In essence this novel is about the conflict between two groups who are unable to understand each other. It can be read as an attempt to address the collective guilt of an American nation that finally recognizes and regrets the destruction of a valuable culture. Giambastiani provides a sympathetic picture of Cheyenne life with which it is east to empathize. In so doing, he manages to convey the fundamental differences between the Cheyenne and Western cultures. The Cheyenne possess a deep respect for nature and take from the land only that which they need. They live nomadic lives and aim to leave little or no evidence of their presence upon the land.

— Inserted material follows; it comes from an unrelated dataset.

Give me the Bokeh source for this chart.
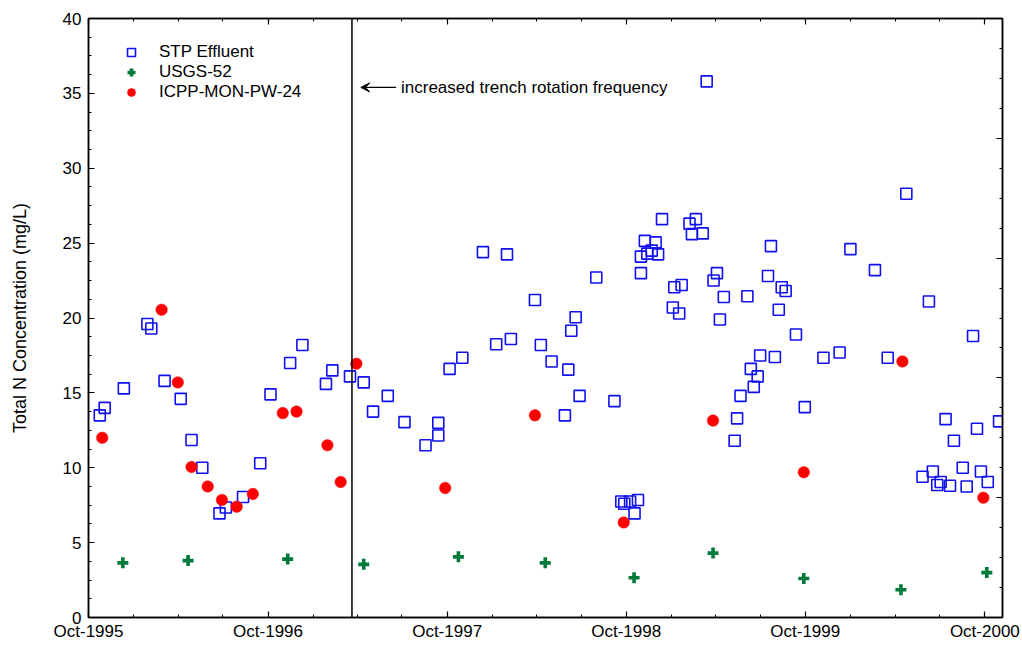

The Settlers view their natural surroundings as something to be tamed and made to cater to their needs. They ensure that physical objects are placed on their lands as a sign that they have conquered the area. To the Settlers it appears that the Cheyenne are incapable of taming nature and are forced to live a primitive way of life. They cannot understand that the Cheyenne have made a choice based on their beliefs and respect. To the Cheyenne, the Settlers appear destructive and too shortsighted to understand that their 'taming' of nature is not conducive to long term survival. This conflict is portrayed well, but the novel remains unsatisfying in its failure to attempt a resolution of the problem. To explore this particular "What if?" fully would require proper dialogue between the sides in an attempt to allow two cultures to live side by side maintaining peaceable differences. This problem remains as relevant today as it was two centuries back.

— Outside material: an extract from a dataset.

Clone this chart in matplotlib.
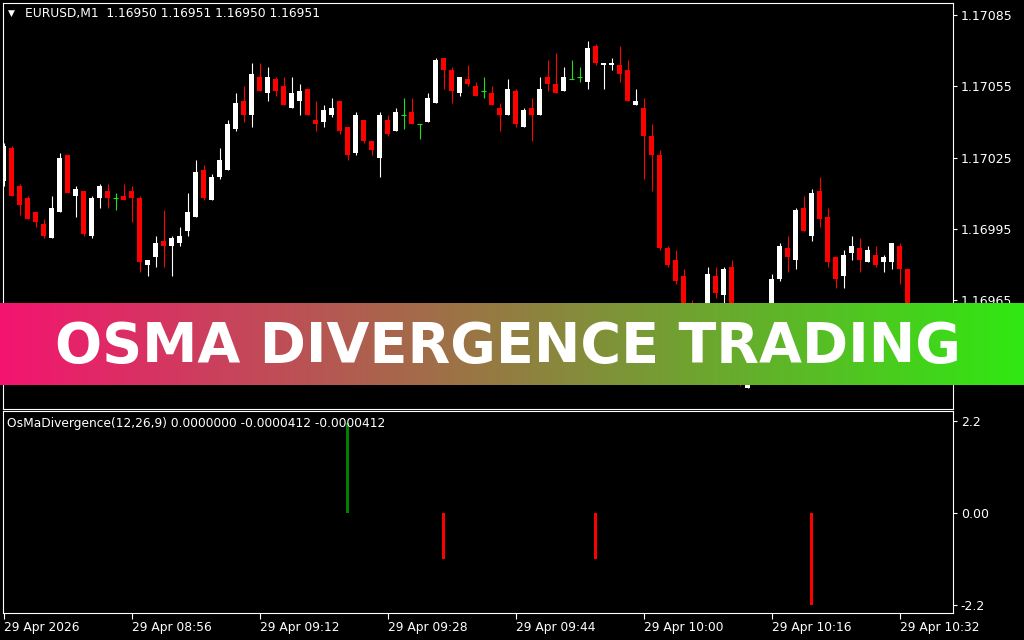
import numpy as np
import matplotlib
matplotlib.use('Agg')
import matplotlib.pyplot as plt

# EURUSD M1 bars, 29 Apr 2026 from 08:40 (one per minute)
opens = [1.17015, 1.17029, 1.17013, 1.17008, 1.17002, 1.16997, 1.16991, 1.17002, 1.17026, 1.17009,
         1.17011, 1.16992, 1.17008, 1.17011, 1.17008, 1.17009, 1.17011, 1.17008, 1.16980, 1.16983,
         1.16990, 1.16988, 1.16989, 1.16994, 1.17000, 1.17020, 1.17007, 1.17017, 1.17020, 1.17037,
         1.17049, 1.17043, 1.17059, 1.17052, 1.17058, 1.17055, 1.17046, 1.17049, 1.17054, 1.17041,
         1.17040, 1.17043, 1.17049, 1.17038, 1.17027, 1.17041, 1.17032, 1.17025, 1.17041, 1.17036,
         1.17043, 1.17044, 1.17039, 1.17040, 1.17048, 1.17067, 1.17062, 1.17052, 1.17058, 1.17055,
         1.17053, 1.17052, 1.17046, 1.17043, 1.17053, 1.17038, 1.17046, 1.17043, 1.17059, 1.17056,
         1.17053, 1.17058, 1.17059, 1.17057, 1.17072, 1.17064, 1.17064, 1.17064, 1.17062, 1.17047,
         1.17046, 1.17034, 1.17026, 1.16987, 1.16982, 1.16975, 1.16961, 1.16953, 1.16946, 1.16975,
         1.16967, 1.16979, 1.16952, 1.16928, 1.16944, 1.16952, 1.16963, 1.16974, 1.16987, 1.16982,
         1.17004, 1.16992, 1.17011, 1.17000, 1.16983, 1.16975, 1.16985, 1.16987, 1.16981, 1.16984,
         1.16981, 1.16981, 1.16988, 1.16978, 1.16950]
highs = [1.17031, 1.17030, 1.17014, 1.17009, 1.17002, 1.16999, 1.17009, 1.17027, 1.17026, 1.17013,
         1.17011, 1.17009, 1.17014, 1.17014, 1.17010, 1.17014, 1.17013, 1.17009, 1.16982, 1.16992,
         1.17003, 1.16992, 1.16996, 1.17010, 1.17024, 1.17022, 1.17018, 1.17029, 1.17041, 1.17052,
         1.17055, 1.17065, 1.17065, 1.17063, 1.17059, 1.17059, 1.17059, 1.17056, 1.17054, 1.17049,
         1.17047, 1.17050, 1.17049, 1.17038, 1.17044, 1.17041, 1.17032, 1.17044, 1.17043, 1.17046,
         1.17050, 1.17050, 1.17039, 1.17052, 1.17067, 1.17067, 1.17063, 1.17059, 1.17064, 1.17057,
         1.17059, 1.17055, 1.17048, 1.17058, 1.17054, 1.17046, 1.17050, 1.17059, 1.17066, 1.17069,
         1.17063, 1.17066, 1.17063, 1.17074, 1.17073, 1.17065, 1.17067, 1.17072, 1.17066, 1.17054,
         1.17050, 1.17039, 1.17028, 1.16988, 1.16986, 1.16978, 1.16965, 1.16957, 1.16979, 1.16979,
         1.16979, 1.16982, 1.16955, 1.16946, 1.16959, 1.16963, 1.16976, 1.16989, 1.16992, 1.17004,
         1.17009, 1.17012, 1.17017, 1.17004, 1.16983, 1.16986, 1.16992, 1.16991, 1.16988, 1.16988,
         1.16984, 1.16989, 1.16989, 1.16978, 1.16951]
lows = [1.17013, 1.17009, 1.17001, 1.16999, 1.16996, 1.16991, 1.16991, 1.17002, 1.17010, 1.17000,
        1.16992, 1.16991, 1.17004, 1.17004, 1.17003, 1.17007, 1.16998, 1.16977, 1.16975, 1.16979,
        1.16979, 1.16975, 1.16988, 1.16992, 1.17000, 1.17007, 1.17007, 1.17016, 1.17020, 1.17036,
        1.17040, 1.17038, 1.17053, 1.17049, 1.17051, 1.17047, 1.17046, 1.17043, 1.17043, 1.17036,
        1.17038, 1.17042, 1.17035, 1.17024, 1.17026, 1.17031, 1.17026, 1.17017, 1.17034, 1.17036,
        1.17037, 1.17039, 1.17033, 1.17040, 1.17048, 1.17054, 1.17048, 1.17051, 1.17055, 1.17051,
        1.17050, 1.17047, 1.17036, 1.17043, 1.17038, 1.17038, 1.17032, 1.17043, 1.17053, 1.17052,
        1.17053, 1.17058, 1.17057, 1.17054, 1.17064, 1.17054, 1.17062, 1.17057, 1.17049, 1.17047,
        1.17016, 1.17011, 1.16986, 1.16979, 1.16972, 1.16959, 1.16950, 1.16944, 1.16944, 1.16966,
        1.16961, 1.16948, 1.16929, 1.16928, 1.16942, 1.16950, 1.16961, 1.16973, 1.16977, 1.16978,
        1.16994, 1.16990, 1.16996, 1.16979, 1.16970, 1.16970, 1.16982, 1.16977, 1.16981, 1.16979,
        1.16977, 1.16978, 1.16972, 1.16948, 1.16950]
closes = [1.17030, 1.17009, 1.17005, 1.16999, 1.16998, 1.16992, 1.17004, 1.17025, 1.17010, 1.17012,
          1.16993, 1.17008, 1.17013, 1.17008, 1.17008, 1.17007, 1.17008, 1.16981, 1.16982, 1.16989,
          1.16988, 1.16991, 1.16992, 1.17002, 1.17019, 1.17008, 1.17017, 1.17024, 1.17039, 1.17048,
          1.17043, 1.17060, 1.17053, 1.17059, 1.17053, 1.17047, 1.17052, 1.17053, 1.17043, 1.17039,
          1.17045, 1.17046, 1.17036, 1.17026, 1.17043, 1.17032, 1.17028, 1.17043, 1.17035, 1.17044,
          1.17043, 1.17039, 1.17039, 1.17050, 1.17066, 1.17062, 1.17053, 1.17059, 1.17056, 1.17051,
          1.17053, 1.17047, 1.17043, 1.17054, 1.17039, 1.17045, 1.17043, 1.17054, 1.17056, 1.17052,
          1.17059, 1.17058, 1.17059, 1.17071, 1.17065, 1.17065, 1.17065, 1.17060, 1.17049, 1.17049,
          1.17034, 1.17026, 1.16987, 1.16980, 1.16973, 1.16961, 1.16952, 1.16946, 1.16976, 1.16968,
          1.16978, 1.16952, 1.16938, 1.16944, 1.16957, 1.16962, 1.16974, 1.16988, 1.16983, 1.17003,
          1.16994, 1.17010, 1.16999, 1.16981, 1.16974, 1.16984, 1.16988, 1.16982, 1.16986, 1.16980,
          1.16983, 1.16989, 1.16978, 1.16950, 1.16951]

# OsMA divergence signals (bar index -> value)
signal_bars = [43, 55, 74, 101]
signal_values = [2.15, -1.1, -1.1, -2.2]

price_ticks = [1.17085, 1.17055, 1.17025, 1.16995, 1.16965]
osma_ticks = [2.2, 0.0, -2.2]
osma_tick_labels = ['2.2', '0.00', '-2.2']
time_tick_bars = [0, 16, 32, 48, 64, 80, 96, 112]
time_tick_labels = ['29 Apr 2026', '29 Apr 08:56', '29 Apr 09:12', '29 Apr 09:28',
                    '29 Apr 09:44', '29 Apr 10:00', '29 Apr 10:16', '29 Apr 10:32']

W, H = 1024, 640
fig = plt.figure(figsize=(W / 100, H / 100), dpi=100, facecolor='black')


def px_axes(x0, y0, x1, y1):
    return fig.add_axes([x0 / W, 1 - y1 / H, (x1 - x0) / W, (y1 - y0) / H])


def style(ax):
    ax.set_facecolor('black')
    for s in ax.spines.values():
        s.set_color('white')
        s.set_linewidth(0.8)


# ---- price panel ----
ax = px_axes(2.5, 2.5, 952.5, 409)
style(ax)
idx = np.arange(len(opens))
o = np.array(opens)
c = np.array(closes)
hi = np.array(highs)
lo = np.array(lows)
bw = 5 / 8

for i in idx:
    if o[i] == c[i]:
        col = '#1EE11E'
        ax.vlines(i, lo[i], hi[i], color=col, lw=0.8)
        ax.hlines(o[i], i - bw / 2, i + bw / 2, color=col, lw=0.8)
        continue
    col = 'white' if c[i] > o[i] else '#FF0000'
    ax.vlines(i, lo[i], hi[i], color=col, lw=0.8)
    ax.bar(i, c[i] - o[i], bottom=o[i], width=bw, color=col, linewidth=0)

ax.set_xlim(-0.125, 118.625)
ax.set_ylim(1.17085 - 394 / 237700, 1.17085 + 12.5 / 237700)
ax.yaxis.tick_right()
ax.set_yticks(price_ticks)
ax.set_yticklabels([f'{p:.5f}' for p in price_ticks])
ax.tick_params(axis='y', colors='white', length=3, width=0.8, pad=3, labelsize=9)
ax.set_xticks([])

# ---- OsMA panel ----
ax2 = px_axes(2.5, 411, 952.5, 613)
style(ax2)
sig_colors = ['#008000' if v > 0 else '#FF0000' for v in signal_values]
ax2.bar(signal_bars, signal_values, width=3 / 8, color=sig_colors, linewidth=0)
ax2.set_xlim(-0.125, 118.625)
ax2.set_ylim(-2.401, 2.435)
ax2.yaxis.tick_right()
ax2.set_yticks(osma_ticks)
ax2.set_yticklabels(osma_tick_labels)
ax2.tick_params(axis='y', colors='white', length=3, width=0.8, pad=3, labelsize=9)
ax2.set_xticks(time_tick_bars)
ax2.set_xticklabels(time_tick_labels, ha='left')
ax2.tick_params(axis='x', colors='white', length=4, width=0.8, pad=2, labelsize=8.8)

# ---- labels ----
fig.text(11 / W, 1 - 13.5 / H, '\u25bc', color='white', fontsize=6.5, ha='center', va='center')
fig.text(25 / W, 1 - 14 / H, 'EURUSD,M1  1.16950 1.16951 1.16950 1.16951',
         color='white', fontsize=8.8, ha='left', va='center')
fig.text(7 / W, 1 - 424 / H, 'OsMaDivergence(12,26,9) 0.0000000 -0.0000412 -0.0000412',
         color='white', fontsize=8.8, ha='left', va='center')

# ---- banner ----
bax = fig.add_axes([0, 1 - 385 / H, 1, 82 / H])
left_col = np.array([244, 20, 112]) / 255
right_col = np.array([48, 232, 18]) / 255
t = np.linspace(0, 1, 512)[:, None]
grad = (left_col * (1 - t) + right_col * t)[None, :, :]
bax.imshow(grad, aspect='auto', extent=(0, 1, 0, 1))
bax.axis('off')
fig.text(507.5 / W, 1 - 362 / H, 'OSMA DIVERGENCE TRADING', color='white',
         fontsize=40, fontweight='bold', ha='center', va='baseline')

fig.savefig('out.png', dpi=100, facecolor='black')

The scenes are well set and the story is sufficiently real to keep the reader's interest. However, it lacks the dramatic tension to make the book a real 'page turner'. The characters also tend to appear more as stereotypes rather than well-rounded people. The central character, George Custer, embodies the central theme of the struggle between two distinct cultures trying to find common ground. However, his personal struggle to choose between the Cheyenne way of life and that which he has always known often takes second place to the progress of the story. Giambastiani has a tendency to throw in gratuitous elements that place the novel more in the fantasy genre, but are not necessary to the plot. For example, the Cheyenne ride on giant lizard like creatures called Walkers and Whistlers. References to the Gold Rush and the age of the Railroad are thrown in by the author but never fully developed. Thus the novel remains suspended somewhere between pure fantasy and fictional history.

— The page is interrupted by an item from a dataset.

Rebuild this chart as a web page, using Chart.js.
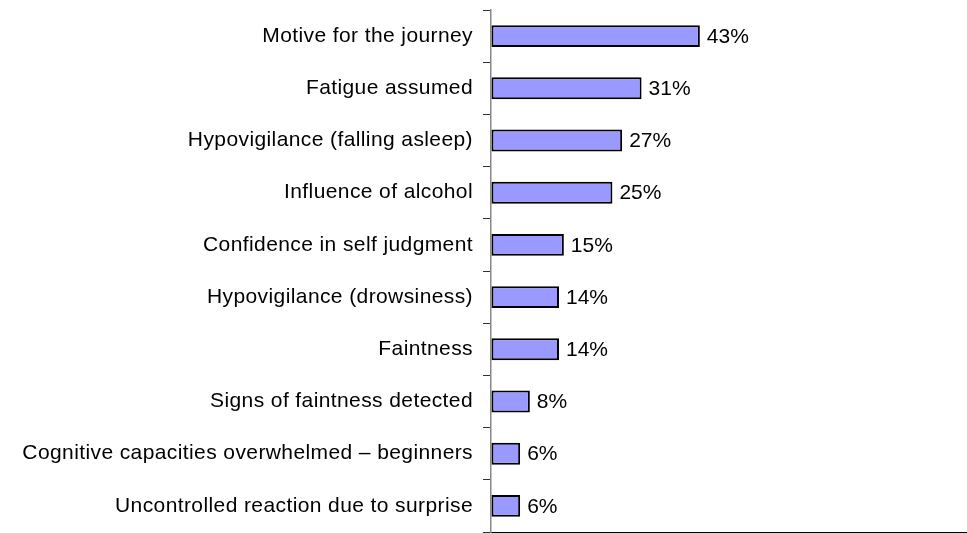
<!DOCTYPE html>
<html>
<head>
<meta charset="utf-8">
<script src="https://cdn.jsdelivr.net/npm/chart.js@4/dist/chart.umd.min.js"></script>
<style>
  html, body { margin: 0; padding: 0; background: #fff; }
  #wrap { width: 967px; height: 533px; }
</style>
</head>
<body>
<div id="wrap"><canvas id="factors-chart"></canvas></div>
<script>
// Factors, top to bottom
const categories = [
  'Motive for the journey',
  'Fatigue assumed',
  'Hypovigilance (falling asleep)',
  'Influence of alcohol',
  'Confidence in self judgment',
  'Hypovigilance (drowsiness)',
  'Faintness',
  'Signs of faintness detected',
  'Cognitive capacities overwhelmed – beginners',
  'Uncontrolled reaction due to surprise'
];
// Share in percent
const shares = [43, 31, 27, 25, 15, 14, 14, 8, 6, 6];

const font_family = '"Liberation Sans", Arial, sans-serif';

// Slightly looser spacing for the category labels
const labelSpacing = {
  id: 'labelSpacing',
  beforeDraw(chart) {
    chart.ctx.letterSpacing = '0.4px';
  }
};

// Write the percentage just right of each bar
const valueLabels = {
  id: 'valueLabels',
  afterDatasetsDraw(chart) {
    const ctx = chart.ctx;
    const meta = chart.getDatasetMeta(0);
    ctx.save();
    ctx.letterSpacing = '0px';
    ctx.font = `21px ${font_family}`;
    ctx.fillStyle = '#000';
    ctx.textAlign = 'left';
    ctx.textBaseline = 'middle';
    meta.data.forEach((bar, i) => {
      ctx.fillText(shares[i] + '%', bar.x + 7, bar.y + 1);
    });
    ctx.restore();
  }
};

const ctx = document.getElementById('factors-chart');

const data = {
  labels: categories,
  datasets: [{
    data: shares,
    backgroundColor: '#9999FF',
    borderColor: '#000000',
    borderWidth: 2,
    borderSkipped: false,
    categoryPercentage: 1,
    barPercentage: 0.42
  }]
};

const config = {
  type: 'bar',
  data: data,
  options: {
    indexAxis: 'y',
    responsive: true,
    maintainAspectRatio: false,
    animation: false,
    layout: { padding: { top: 10, right: 0, bottom: 0, left: 0 } },
    plugins: {
      legend: { display: false },
      tooltip: { enabled: false }
    },
    scales: {
      x: {
        min: 0,
        max: 98,
        ticks: { display: false },
        grid: { drawOnChartArea: false, drawTicks: false },
        border: { color: '#000', width: 1 },
        afterFit: s => { s.height = 1; }
      },
      y: {
        ticks: {
          color: '#000',
          padding: 10,
          font: { family: font_family, size: 21 }
        },
        grid: {
          offset: true,
          drawOnChartArea: false,
          drawTicks: true,
          tickLength: 8,
          color: '#333'
        },
        border: { color: '#888', width: 1.5 },
        afterFit: s => {
          s.width = 491;
          // labels sit inside their rows, no extra room needed above/below
          s.paddingTop = 0;
          s.paddingBottom = 0;
        }
      }
    }
  },
  plugins: [labelSpacing, valueLabels]
};

var myChart = new Chart(ctx, config);
</script>
</body>
</html>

'The Spirit of Thunder' presents an interesting idea in an unusual fashion. Its central theme is highly relevant and at times the author tries to convey a very important message. Unfortunately, it is never developed as powerfully as it could be and is often disguised by the author's attempt to create a fantasy novel. This novel sadly may not live up to the expectations it sets for itself, but it remains an enjoyable read.